Mehmet Altan'ın ihracı, CİMER’e taşındı

Prof. Dr. Mehmet Altan'ın KHK ile ihracı CİMER'e taşındı.

Mehmet Altan'ın ihracı, CİMER’e taşındı

OHAL Komisyonu'nun, akademisyen, yazar Prof. Dr. Mehmet Altan'ın göreve iade başvurusunu idari soruşturma raporunu gerekçe göstererek reddetmesi, buna karşılık bu kararın iptali için açılan davada, İstanbul Üniversitesi'nin idare mahkemesine, "İdari soruşturma yürütülmemiştir, rapor yok" bilgisini vermesi, Cumhurbaşkanlığı İletişim Merkezi'ne (CİMER) taşındı.

Altan'ın avukatı Figen Albuga Çalıkuşu, CİMER'e yaptığı başvuruda, şunları kaydetti:

"Müvekkilim Prof Dr Mehmet Altan hakkında, KHK ile ihraç kararının iptali için OHAL Komisyonuna başvuru yaptık. Komisyon ret kararı verdi. Gerekçe idari soruşturma raporu ve mahkumiyet kararı olduğu idi. İdari soruşturma raporu olmadığını İstanbul Üniversitesi 26.10.2020 tarih 184258 sayılı yazı ile bildirdi. OHAL komisyonu olmayan bir rapor var gibi karar yazdı.

"Anayasa yok sayıldı"

Mahkumiyet kararı kesinleşmemiş ilk derece mahkemesi kararı idi. Anayasa gereği kesin hüküm olmadıkça kimse suçlu ilan edilemez. Müvekkilim beraat etti. Beraat kararı kesinleşti. OHAL Komisyonu inceleme yaparken Anayasa Mahkemesi Genel Kurulu 2016 (23672 başvuru nolu kararı ile üç ayrı anayasal hakkının ihlal edildiğine, FETÖ/PDY'nin amaçları doğrultusunda hareket ettiği ve bu yapılanmayla irtibatının bulunduğu yönünde somut olgu bulunmadığına karar vermişti. OHAL Komisyonuna bu kararı bildirdik ancak OHAL Komisyonu Anayasa'nın 153. maddesini yok saydı.

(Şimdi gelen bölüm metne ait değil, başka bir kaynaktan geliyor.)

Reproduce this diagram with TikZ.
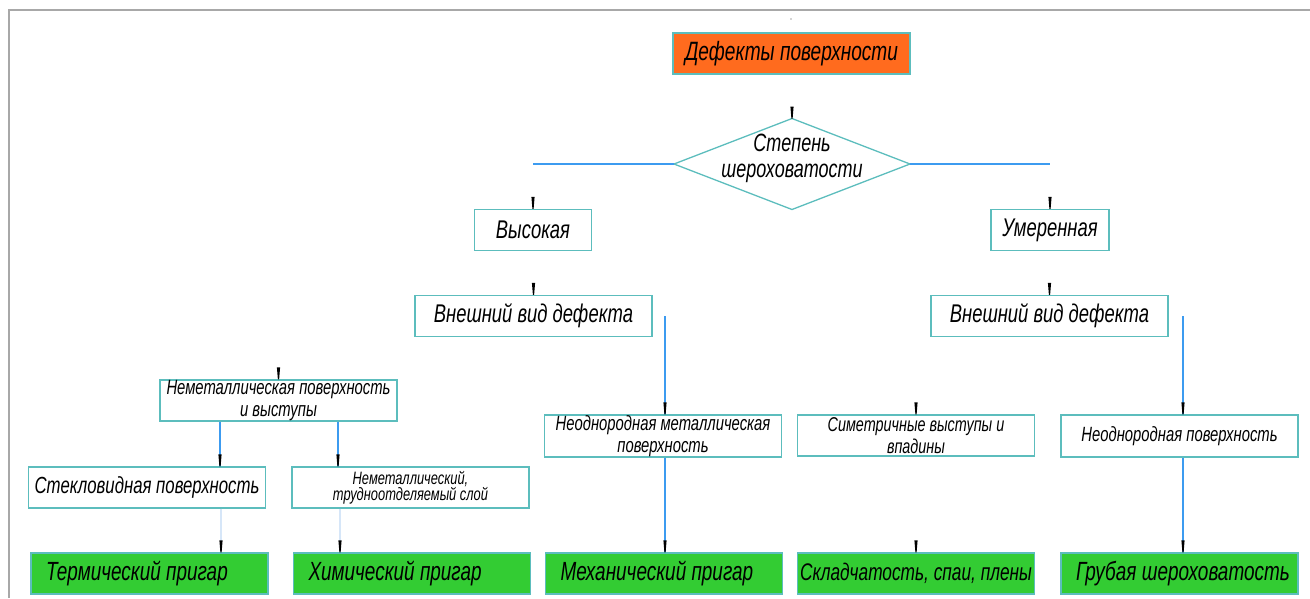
\documentclass[tikz,border=0pt]{standalone}
\usepackage{fontspec}
\setmainfont{Liberation Sans}[FakeStretch=0.72]
\usetikzlibrary{calc}
\definecolor{boxedge}{HTML}{5CBDBD}
\definecolor{orangefill}{HTML}{FF6B1E}
\definecolor{gfill}{HTML}{33CC33}
\definecolor{lineblue}{HTML}{3C9BF0}
\definecolor{faintblue}{HTML}{D6E6F8}
\definecolor{framegray}{HTML}{A8A8A8}
\tikzset{
 box/.style={draw=boxedge, line width=1.3pt, fill=white, inner sep=0pt, align=center,
   minimum width=237, minimum height=41},
 fbig/.style={font=\fontsize{25.6}{28}\selectfont\itshape},
 fmid/.style={font=\fontsize{20.6}{21.5}\selectfont\itshape},
 fsmall/.style={font=\fontsize{17.9}{16.5}\selectfont\itshape},
 gbox/.style={box, fill=gfill, font=\fontsize{26.3}{28}\selectfont\itshape},
 conn/.style={draw=lineblue, line width=1.8pt},
 faint/.style={draw=faintblue, line width=1.8pt},
 edge/.style={draw=boxedge, line width=1.3pt},
 tickmark/.pic={\fill[black] (-1.6,-12) -- (1.6,-12) -- (0.6,0) -- (-0.6,0) -- cycle;}
}
\begin{document}
\begin{tikzpicture}[x=1pt,y=-1pt]
\useasboundingbox (0,0) rectangle (1310,598);
% window frame
\draw[framegray, line width=2.2pt] (9,598) -- (9,10) -- (1310,10);
\fill[framegray] (791,19) circle (0.8);

% nodes
\node[box, fill=orangefill, font=\fontsize{26.5}{28}\selectfont\itshape] (title) at (791.5,53.5) {Дефекты поверхности};
\node[inner sep=0pt, outer sep=0pt, minimum width=236, minimum height=91] (dia) at (792,164) {};
\draw[edge] (dia.north) -- (dia.east) -- (dia.south) -- (dia.west) -- cycle;
\node[inner sep=0pt, align=center, font=\fontsize{25}{26}\selectfont\itshape] (diatext) at ($(dia.center)+(0,-6)$) {Степень\\шероховатости};

\node[box, minimum width=117, fbig] (vys) at (533,230) {Высокая};
\node[box, minimum width=118, fbig] (umer) at (1050,230) {Умеренная};

\node[box, fbig] (vv1) at (533.5,316) {Внешний вид дефекта};
\node[box, fbig] (vv2) at (1049.5,316) {Внешний вид дефекта};

\node[box, fmid] (nmv) at (278.5,400.5) {Неметаллическая поверхность\\и выступы};
\node[box, font=\fontsize{23.3}{24}\selectfont\itshape] (stek) at (147,487.5) {Стекловидная поверхность};
\node[box, fsmall] (sloi) at (410.5,487.5) {Неметаллический,\\трудноотделяемый слой};

\node[box, fmid, minimum height=42] (nmp) at (663,436) {Неоднородная металлическая\\поверхность};
\node[box, font=\fontsize{20}{21.5}\selectfont\itshape] (sim) at (916,435.5) {Симетричные выступы и\\впадины};
\node[box, fmid, minimum height=42] (np) at (1179.5,436) {Неоднородная поверхность};

\node[gbox] (term) at (149.5,573.5) {\makebox[207pt][l]{Термический пригар}};
\node[gbox] (chem) at (412,573.5) {\makebox[207pt][l]{Химический пригар}};
\node[gbox] (mech) at (664,573.5) {\makebox[207pt][l]{Механический пригар}};
\node[gbox, font=\fontsize{24}{28}\selectfont\itshape] (skl) at (916,573.5) {Складчатость, спаи, плены};
\node[gbox] (grub) at (1179.5,573.5) {\makebox[207pt][l]{Грубая шероховатость}};

% connector end points
\coordinate (b1) at ($(nmp.center)+(2,21.65)$);
\coordinate (b1e) at (b1 |- mech.north);
\coordinate (b2) at ($(np.center)+(3.5,21.65)$);
\coordinate (b2e) at (b2 |- grub.north);
\coordinate (a1) at (b1 |- vv1.center);
\coordinate (a1e) at (b1 |- nmp.north);
\coordinate (a2) at (b2 |- vv2.center);
\coordinate (a2e) at (b2 |- np.north);
\coordinate (c1) at ($(nmv.center)+(-58.5,21.15)$);
\coordinate (c1e) at (c1 |- stek.north);
\coordinate (c2) at ($(nmv.center)+(59.5,21.15)$);
\coordinate (c2e) at (c2 |- sloi.north);
\coordinate (d1) at ($(stek.center)+(74,21.15)$);
\coordinate (d1e) at (d1 |- term.north);
\coordinate (d2) at ($(sloi.center)+(-70.5,21.15)$);
\coordinate (d2e) at (d2 |- chem.north);

% connectors
\draw[conn] (dia.west) -- (dia.west -| vys.north);
\draw[conn] (dia.east) -- (dia.east -| umer.north);
\draw[conn] (a1) -- (a1e);
\draw[conn] (a2) -- (a2e);
\draw[conn] (b1) -- (b1e);
\draw[conn] (b2) -- (b2e);
\draw[conn] (c1) -- (c1e);
\draw[conn] (c2) -- (c2e);
\draw[faint] (d1) -- (d1e);
\draw[faint] (d2) -- (d2e);

% arrow ticks
\foreach \p in {dia.north, vys.north, umer.north, vv1.north, vv2.north, nmv.north,
  sim.north, skl.north, a1e, a2e, b1e, b2e, c1e, c2e, d1e, d2e}
  \pic at (\p) {tickmark};
\end{tikzpicture}
\end{document}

"AİHM kararı da yok sayıldı"

AİHM, 20 Mart 2018 tarihinde, Anayasa Mahkemesi Genel Kurul Kararını aynen benimsedi. OHAL komisyonu Anayasa 90. maddesini de yok saydı. OHAL komisyonu kuruluş amacında bildirilen hak kaybı yaratmama işlevi ile özünden çelişen tasarrufta bulunmuştur. Anayasal düzenle çelişen tavrı müvekkilimin yaşamında ağır bir mağduriyet oluşturuyor. Hukuksuzlukları ve haksızlıkları gidermek amacı ile kurulduğu söylenen 7 kişilik bu idari kurulun bu kadar ağar hukuksal yanılgılar içinde bulunması hem hukuken hen siyaseten özenli bir incelemeye ihtiyaç duyuyor. Bu başvurumun temel iki nedeni var. Birincisi müvekkilin anayasal suç işlenerek kasden mağdur edilmesi, ikincisi komisyonun amacının tam zıttı noktada keyfi kararlar vererek varlığını manasızlaştırmasıdır. Başvurunun gereğinin yapılmasını dilerim."